During the 19th century, the 1789 Declaration inspired similar documents in several European and Latin American countries; The French Revolutionary tradition also helped inspire the European Convention on Human Rights signed in Rome on November 4, 1950.

The text

The representatives of the French People, formed into a National Assembly, considering ignorance, forgetfulness or contempt of the rights of man to be the only causes of public misfortunes and the corruption of Governments, have resolved to set forth, in a solemn Declaration, the natural, unalienable and sacred rights of man, to the end that this Declaration, constantly present to all members of the body politic, may remind them unceasingly of their rights and their duties; to the end that the acts of the legislative power and those of the executive power, since they may be continually compared with the aim of every political institution, may thereby be the more respected; to the end that the demands of the citizens, founded henceforth on simple and incontestable principles, may always be directed toward the maintenance of the Constitution and the happiness of all.

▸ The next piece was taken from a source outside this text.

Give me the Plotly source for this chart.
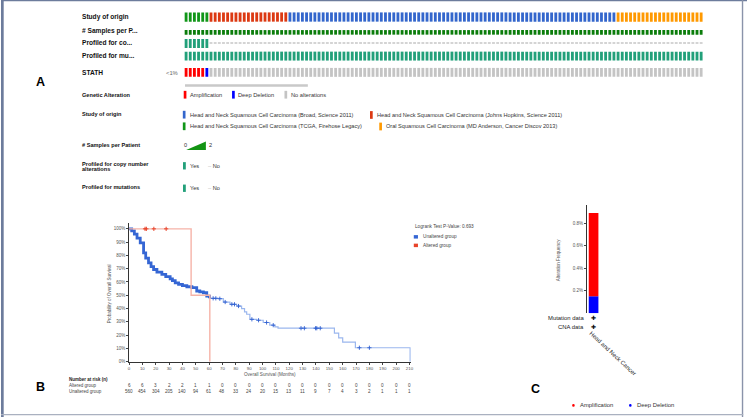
import numpy as np
import plotly.graph_objects as go

W, H = 750, 420
FONT = "Liberation Sans, Arial, sans-serif"

# ---------------- Data ----------------
# Panel A: oncoprint (visible columns)
study_names = ["TCGA", "Johns Hopkins", "Broad", "MD Anderson"]
study_column_counts = [6, 19, 79, 21]
study_colors = ["#109618", "#dc3912", "#3366cc", "#ff9900"]
profiled_cna_columns = 6
stath_alteration_types = ["Amplification", "Deep Deletion", "No alterations"]
stath_alteration_counts = [5, 1, 119]
stath_alteration_colors = ["#ff0000", "#0000ff", "#c4c4c4"]
row_labels = ["Study of origin", "# Samples per P...", "Profiled for co...", "Profiled for mu...", "STATH"]
study_legend = [
    "Head and Neck Squamous Cell Carcinoma (Broad, Science 2011)",
    "Head and Neck Squamous Cell Carcinoma (Johns Hopkins, Science 2011)",
    "Head and Neck Squamous Cell Carcinoma (TCGA, Firehose Legacy)",
    "Oral Squamous Cell Carcinoma (MD Anderson, Cancer Discov 2013)",
]

# Panel B: Kaplan-Meier
km_ticks = list(range(0, 211, 10))
altered_at_risk = [6, 6, 3, 2, 2, 1, 1, 0, 0, 0, 0, 0, 0, 0, 0, 0, 0, 0, 0, 0, 0, 0]
unaltered_at_risk = [560, 454, 304, 205, 140, 94, 61, 48, 33, 24, 20, 15, 13, 11, 9, 7, 4, 3, 2, 1, 1, 1]
altered_time = [0, 46.5, 60.5]
altered_surv = [1.0, 0.5, 0.0]
altered_censor = [12, 13, 18.6, 27.8]
unaltered_time = [0, 2, 4, 6, 8.4, 10.9, 12.5, 14.6, 16.5, 18.4, 20.9, 24.6, 27.5, 30.8, 32.5, 34.6,
                  37.1, 40, 43.3, 47.1, 50.7, 53, 55.7, 58.2, 60.2, 66.9, 70.6, 75.6, 80.6, 84.3, 86.5,
                  88.1, 90.5, 95.5, 100.5, 105.4, 109.2, 111.6, 153.8, 157, 160, 169.5, 210.5]
unaltered_surv = [1.0, 0.985, 0.96, 0.93, 0.894, 0.819, 0.78, 0.744, 0.715, 0.694, 0.674, 0.657, 0.64,
                  0.624, 0.61, 0.594, 0.582, 0.572, 0.564, 0.557, 0.532, 0.525, 0.519, 0.494, 0.477,
                  0.474, 0.449, 0.432, 0.419, 0.399, 0.375, 0.357, 0.319, 0.312, 0.295, 0.275, 0.262,
                  0.252, 0.215, 0.18, 0.147, 0.105, 0.0]
unaltered_censor = [63, 65, 68, 72, 77, 79, 82, 92, 97, 103, 108, 128.8, 131.3, 139.7, 140.6, 143.2,
                    172.5, 180]
p_value = "0.693"

# Panel C: alteration frequency
cancer_types = ["Head and Neck Cancer"]
amplification_pct = [0.74]
deep_deletion_pct = [0.15]

# ---------------- Figure ----------------
fig = go.Figure()


def px(x):
    return x / W


def py(y):
    return 1 - y / H


def add_text(x, y, s, size, color="#222", bold=False, xanchor="left", angle=0, yanchor="middle"):
    fig.add_annotation(x=px(x), y=py(y), xref="paper", yref="paper",
                       text=f"<b>{s}</b>" if bold else s, showarrow=False,
                       xanchor=xanchor, yanchor=yanchor, textangle=angle, borderpad=0,
                       font=dict(size=size, color=color, family=FONT))


def add_rect(x0, y0, x1, y1, color):
    fig.add_shape(type="rect", xref="paper", yref="paper", x0=px(x0), x1=px(x1),
                  y0=py(y1), y1=py(y0), fillcolor=color, line=dict(width=0), layer="above")


# ---- Panel A oncoprint tracks ----
n_cols = sum(study_column_counts)
cols = np.arange(n_cols)
col_colors = np.repeat(study_colors, study_column_counts)
CW = 0.68


def track(xs, top, height, colors):
    fig.add_bar(x=xs, y=[height] * len(xs), base=[top] * len(xs), width=CW,
                marker=dict(color=colors, line=dict(width=0)), xaxis="x", yaxis="y",
                hoverinfo="skip", showlegend=False)


track(cols, 12.5, 9.3, list(col_colors))
track(cols, 30.3, 4.6, ["#0b7d0b"] * n_cols)
track(cols[:profiled_cna_columns], 39.3, 9.0, ["#22a07a"] * profiled_cna_columns)
track(cols[profiled_cna_columns:], 43.2, 0.8, ["#d4d4d4"] * (n_cols - profiled_cna_columns))
track(cols, 52.0, 9.0, ["#22a07a"] * n_cols)
track(cols, 68.4, 9.0, list(np.repeat(stath_alteration_colors, stath_alteration_counts)))

row_y = [16.8, 30.8, 42.8, 56.2, 73.2]
for lab, yy in zip(row_labels, row_y):
    add_text(80, yy, lab, 6.6, color="#111", bold=True)
add_text(179, 73.3, "&lt;1%", 5.8, color="#666", xanchor="right")

# scrollbar
fig.add_shape(type="rect", xref="paper", yref="paper", x0=px(185), x1=px(308.5), y0=py(87.4),
              y1=py(84.8), fillcolor="#c9c9c9", line=dict(width=0))

# Genetic alteration legend
add_text(80, 95.2, "Genetic Alteration", 5.6, color="#111", bold=True)
leg_x = [183.7, 232.3, 285.0]
for lx, lab, c in zip(leg_x, stath_alteration_types, stath_alteration_colors):
    add_rect(lx, 91.5, lx + 2.7, 99.3, c)
    add_text(lx + 5.3, 95.6, lab, 5.7, color="#333")

# Study of origin legend
add_text(80, 114.5, "Study of origin", 5.6, color="#111", bold=True)
study_leg_pos = [(182.8, 115.5, "#3366cc"), (371.0, 115.8, "#dc3912"),
                 (182.8, 127.2, "#109618"), (380.3, 127.4, "#ff9900")]
for (lx, ly, c), lab in zip(study_leg_pos, study_legend):
    add_rect(lx, ly - 3.9, lx + 2.7, ly + 3.9, c)
    add_text(lx + 6.0, ly, lab, 5.6, color="#333")

# Samples per patient legend
add_text(80, 146.2, "# Samples per Patient", 5.6, color="#111", bold=True)
add_text(183.0, 146.5, "0", 5.6, color="#333")
fig.add_shape(type="path", xref="paper", yref="paper",
              path=f"M {px(186.2)},{py(151)} L {px(206)},{py(142.6)} L {px(206)},{py(151)} Z",
              fillcolor="#139413", line=dict(width=0))
add_text(208.0, 146.5, "2", 5.6, color="#333")

# Profiled legends
add_text(80, 165.3, "Profiled for copy number", 5.6, color="#111", bold=True)
add_text(80, 170.3, "alterations", 5.6, color="#111", bold=True)
add_text(80, 188.5, "Profiled for mutations", 5.6, color="#111", bold=True)
for yy in (167.0, 189.6):
    add_rect(183.0, yy - 3.7, 185.8, yy + 3.7, "#22a07a")
    add_text(189.0, yy, "Yes", 5.6, color="#333")
    add_text(207.5, yy, "<span style='color:#bbb'>–</span> No", 5.6, color="#333")

add_text(40, 83, "A", 12.5, color="#000", bold=True, xanchor="center")

# ---- Panel B: Kaplan-Meier ----
ut = np.array(unaltered_time)
us = np.array(unaltered_surv)
split = int(np.searchsorted(ut, 61))
fig.add_scatter(x=ut[split - 1:], y=us[split - 1:], mode="lines", line=dict(shape="hv", color="#9bb7ee", width=1.2),
                xaxis="x2", yaxis="y2", hoverinfo="skip", showlegend=False)
fig.add_scatter(x=ut[:split], y=us[:split], mode="lines", line=dict(shape="hv", color="#3566d4", width=2.8),
                xaxis="x2", yaxis="y2", hoverinfo="skip", showlegend=False)
uc = np.array(unaltered_censor)
uc_s = us[np.searchsorted(ut, uc, side="right") - 1]
fig.add_scatter(x=uc, y=uc_s, mode="markers",
                marker=dict(symbol="cross-thin", size=3, line=dict(color="#2f5fd0", width=0.9)),
                xaxis="x2", yaxis="y2", hoverinfo="skip", showlegend=False)

fig.add_scatter(x=altered_time, y=altered_surv, mode="lines", line=dict(shape="hv", color="#f6b3a8", width=1.4),
                xaxis="x2", yaxis="y2", hoverinfo="skip", showlegend=False)
at = np.array(altered_time)
as_ = np.array(altered_surv)
ac = np.array(altered_censor)
ac_s = as_[np.searchsorted(at, ac, side="right") - 1]
fig.add_scatter(x=ac, y=ac_s, mode="markers",
                marker=dict(symbol="cross-thin", size=3, line=dict(color="#e8432a", width=1.0)),
                xaxis="x2", yaxis="y2", hoverinfo="skip", showlegend=False)

add_text(109, 296, "Probability of Overall Survival", 4.5, color="#555", xanchor="center", angle=-90)
add_text(270, 376.7, "Overall Survival (Months)", 4.6, color="#555", xanchor="center")
add_text(415.5, 228.5, f"Logrank Test P-Value: {p_value}", 4.7, color="#444")
add_rect(415.0, 236.8, 419.2, 240.3, "#3566d4")
add_text(423.3, 238.6, "Unaltered group", 4.7, color="#444")
add_rect(415.0, 245.4, 419.2, 248.9, "#e8432a")
add_text(423.3, 247.2, "Altered group", 4.7, color="#444")

add_text(67.2, 382.7, "Number at risk (n)", 4.5, color="#222", bold=True)
add_text(67.2, 388.5, "Altered group", 4.5, color="#444")
add_text(67.2, 394.3, "Unaltered group", 4.5, color="#444")
for t, a, u in zip(km_ticks, altered_at_risk, unaltered_at_risk):
    fig.add_annotation(x=t, y=py(388.6), xref="x2", yref="paper", text=str(a), showarrow=False,
                       xanchor="center", yanchor="middle", borderpad=0,
                       font=dict(size=4.6, color="#444", family=FONT))
    fig.add_annotation(x=t, y=py(394.4), xref="x2", yref="paper", text=str(u), showarrow=False,
                       xanchor="center", yanchor="middle", borderpad=0,
                       font=dict(size=4.6, color="#444", family=FONT))

add_text(40, 390, "B", 12.5, color="#000", bold=True, xanchor="center")

# ---- Panel C: alteration frequency ----
fig.add_bar(x=cancer_types, y=deep_deletion_pct, width=0.72, marker=dict(color="#0000ff", line=dict(width=0)),
            xaxis="x3", yaxis="y3", hoverinfo="skip", showlegend=False)
fig.add_bar(x=cancer_types, y=amplification_pct, base=deep_deletion_pct, width=0.72,
            marker=dict(color="#ff0000", line=dict(width=0)),
            xaxis="x3", yaxis="y3", hoverinfo="skip", showlegend=False)
add_text(560, 262, "Alteration Frequency", 4.5, color="#555", xanchor="center", angle=-90)
add_text(587.5, 320.7, "Mutation data", 5.9, color="#222", xanchor="right")
add_text(587.5, 329.8, "CNA data", 5.9, color="#222", xanchor="right")
add_text(596, 320.7, "✚", 5.5, color="#111", xanchor="center")
add_text(596, 329.8, "✚", 5.5, color="#111", xanchor="center")
add_text(614.5, 356, cancer_types[0], 5.9, color="#222", xanchor="center", angle=43)
for cx, lab, c in [(575.5, "Amplification", "#ff0000"), (632.7, "Deep Deletion", "#0000ff")]:
    fig.add_shape(type="circle", xref="paper", yref="paper", x0=px(cx - 1.3), x1=px(cx + 1.3),
                  y0=py(409.6), y1=py(407.0), fillcolor=c, line=dict(width=0))
    add_text(cx + 5.5, 408.3, lab, 5.9, color="#333")
add_text(537.5, 392, "C", 12.5, color="#000", bold=True, xanchor="center")

# ---- frame ----
add_rect(0, 0, 2.7, 420, "#6d7c9c")
add_rect(0, 0, 750, 1.2, "#6d7c9c")
add_rect(744.8, 0, 746.2, 420, "#8a93aa")
add_rect(0, 417.0, 746.2, 418.2, "#aab1c0")

pct_ticks = [i / 10 for i in range(11)]
fig.update_layout(
    width=W, height=H, margin=dict(l=0, r=0, t=0, b=0),
    paper_bgcolor="white", plot_bgcolor="rgba(0,0,0,0)",
    barmode="overlay", showlegend=False,
    font=dict(family=FONT),
    xaxis=dict(domain=[px(184), px(706)], range=[-0.5, n_cols - 0.5], visible=False, fixedrange=True),
    yaxis=dict(domain=[0, 1], range=[H, 0], visible=False, fixedrange=True),
    xaxis2=dict(domain=[px(128.7), px(412)], range=[0, 211], anchor="y2", tickvals=km_ticks,
                ticks="outside", ticklen=2, tickwidth=0.7, tickcolor="#444", showline=True,
                linecolor="#333", linewidth=0.8, showgrid=False, zeroline=False,
                tickfont=dict(size=4.4, color="#555", family=FONT)),
    yaxis2=dict(domain=[py(364.3), py(225)], range=[0, 1.041], anchor="x2", tickvals=pct_ticks,
                ticktext=[f"{int(round(v * 100))}%" for v in pct_ticks], ticks="outside", ticklen=2,
                tickwidth=0.7, tickcolor="#444", showline=True, linecolor="#333", linewidth=0.8,
                showgrid=False, zeroline=False, tickfont=dict(size=4.5, color="#555", family=FONT)),
    xaxis3=dict(domain=[px(589), px(602.5)], anchor="y3", type="category", range=[-0.5, 0.5],
                showticklabels=False, showline=False, showgrid=False, zeroline=False, ticks=""),
    yaxis3=dict(domain=[py(315.4), py(206.7)], range=[0, 0.958], anchor="x3",
                tickvals=[0.2, 0.4, 0.6, 0.8], ticktext=["0.2%", "0.4%", "0.6%", "0.8%"],
                ticks="outside", ticklen=2, tickwidth=0.7, tickcolor="#444", showline=True,
                linecolor="#333", linewidth=0.8, showgrid=False, zeroline=False,
                tickfont=dict(size=4.5, color="#555", family=FONT)),
)

fig.write_html("out.html")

In consequence whereof, the National Assembly recognizes and declares, in the presence and under the auspices of the Supreme Being, the following Rights of Man and of the Citizen.

Article first.

- Men are born and remain free and equal in rights. Social distinctions may be based only on considerations of the common good.

Article 2.
- The aim of every political association is the preservation of the natural and imprescriptible rights of man. These rights are Liberty, Property, Safety and Resistance to Oppression.

Article 3.
- The source of all sovereignty lies essentially in the Nation. No corporate body, no individual may exercise any authority that does not expressly emanate from it.

Article 4.
- Liberty consists in being able to do anything that does not harm others: thus, the exercise of the natural rights of every man has no bounds other than those that ensure to the other members of society the enjoyment of these same rights. These bounds may be determined only by Law.

Article 5.
- The Law has the right to forbid only those actions that are injurious to society. Nothing that is not forbidden by Law may be hindered, and no one may be compelled to do what the Law does not ordain.

Article 6.
- The Law is the expression of the general will. All citizens have the right to take part, personally or through their representatives, in its making. It must be the same for all, whether it protects or punishes. All citizens, being equal in its eyes, shall be equally eligible to all high offices, public positions and employments, according to their ability, and without other distinction than that of their virtues and talents.

Article 7.
- No man may be accused, arrested or detained except in the cases determined by the Law, and following the procedure that it has prescribed. Those who solicit, expedite, carry out, or cause to be carried out arbitrary orders must be punished; but any citizen summoned or apprehended by virtue of the Law, must give instant obedience; resistance makes him guilty.

Article 8.
- The Law must prescribe only the punishments that are strictly and evidently necessary; and no one may be punished except by virtue of a Law drawn up and promulgated before the offense is committed, and legally applied.

Article 9.
- As every man is presumed innocent until he has been declared guilty, if it should be considered necessary to arrest him, any undue harshness that is not required to secure his person must be severely curbed by Law.

Article 10.
- No one may be disturbed on account of his opinions, even religious ones, as long as the manifestation of such opinions does not interfere with the established Law and Order.

Article 11.
- The free communication of ideas and of opinions is one of the most precious rights of man. Any citizen may therefore speak, write and publish freely, except what is tantamount to the abuse of this liberty in the cases determined by Law.

Article 12.
- To guarantee the Rights of Man and of the Citizen a public force is necessary; this force is therefore established for the benefit of all, and not for the particular use of those to whom it is entrusted.

Article 13.
- For the maintenance of the public force, and for administrative expenses, a general tax is indispensable; it must be equally distributed among all citizens, in proportion to their ability to pay.

Article 14.
- All citizens have the right to ascertain, by themselves, or through their representatives, the need for a public tax, to consent to it freely, to watch over its use, and to determine its proportion, basis, collection and duration.

Article 15.
- Society has the right to ask a public official for an accounting of his administration.

Article 16.
- Any society in which no provision is made for guaranteeing rights or for the separation of powers, has no Constitution.

Article 17.
- Since the right to Property is inviolable and sacred, no one may be deprived thereof, unless public necessity, legally ascertained, obviously requires it, and just and prior indemnity has been paid.